The Story
Why it exists.
The beginning
Yann Vasnier wanted to build a fragrance around the most compelling vetiver he could find. He chose Haiti, not the obvious choice for a Venetian house, but the right one. Haiti's vetiver carries a mineral edge and green depth that more common varieties lack. Vasnier kept the formula spare: Haitian vetiver, precious woods. No filler, no distraction. The Accordi di Profumo collection gave him the space to let a single idea breathe. What emerged is an ode to the ingredient itself, simple, irreducible, and unmistakably itself.
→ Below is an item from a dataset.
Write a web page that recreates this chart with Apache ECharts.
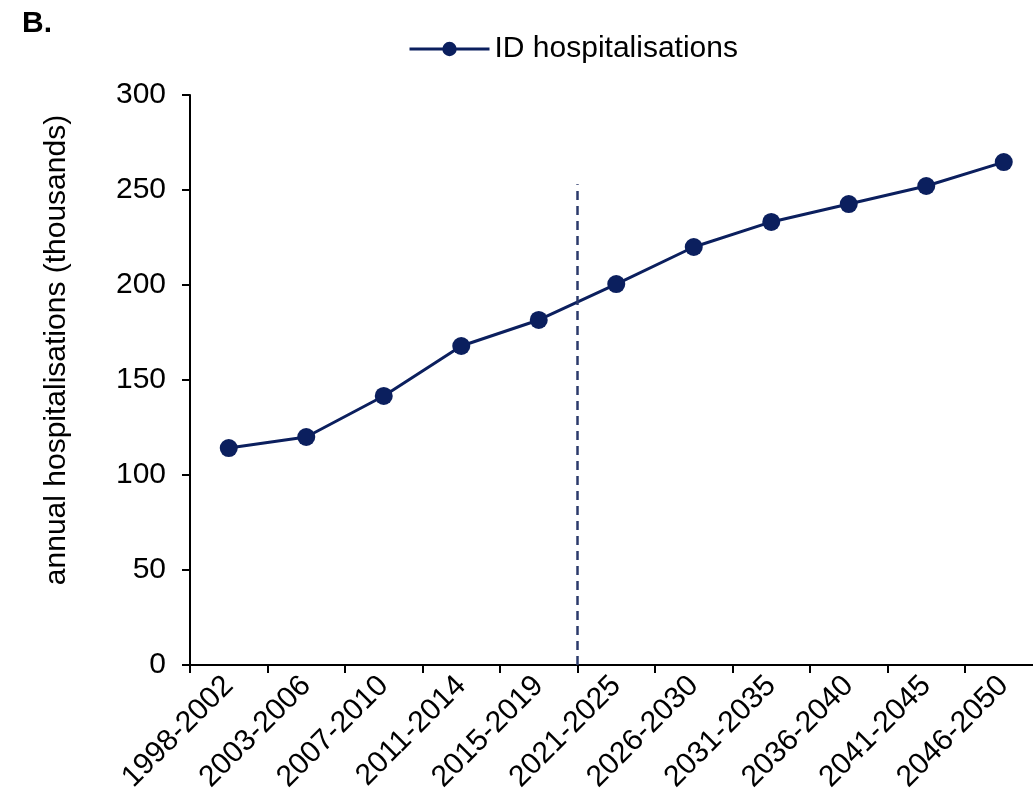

Vetiver is often used as a supporting player, a base note that anchors flashier heart materials. Here, it's the whole composition. The Haitian origin matters, the soil, the climate, the specific terroir of the Caribbean highlands gives this vetiver a green, almost smoky quality that Indonesian or Brazilian varieties don't quite match. Paired with precious woods, the result feels cohesive rather than sparse. The woods don't compete with the vetiver, they elevate it, giving the earthy material a stage it can own without apology.
The evolution
The opening arrives with an immediate earthiness, wet soil, green stems, a mineral coolness that feels earned rather than artificial. Haitian vetiver announces itself fully, no apology. Within the first hour, the green edges soften. The composition warms, wood entering the picture not as a separate note but as a texture the vetiver settles into. By mid-drydown, the precious woods have become the dominant voice, warm, resinous, slightly sweet, while the vetiver retreats to a quiet undertone. The final stage, hours later, is close to skin: vetiver's ghost, still present, still mineral, but gentled by everything that came before.
Cultural impact
Vetiver holds deep roots in Haitian agricultural tradition, cultivated primarily in the country's warm valleys for its aromatic roots rather than any visual appeal. The Haitian vetiver industry represents a significant economic thread for rural farming communities, many of whom have refined cultivation techniques passed through generations. Unlike vetiver from other origins, Haitian vetiver carries a distinctive mineral quality and green depth that perfumers prize. The plant's cultivation requires specific soil conditions and careful harvesting practices, making Haitian vetiver a niche but respected commodity in fine fragrance.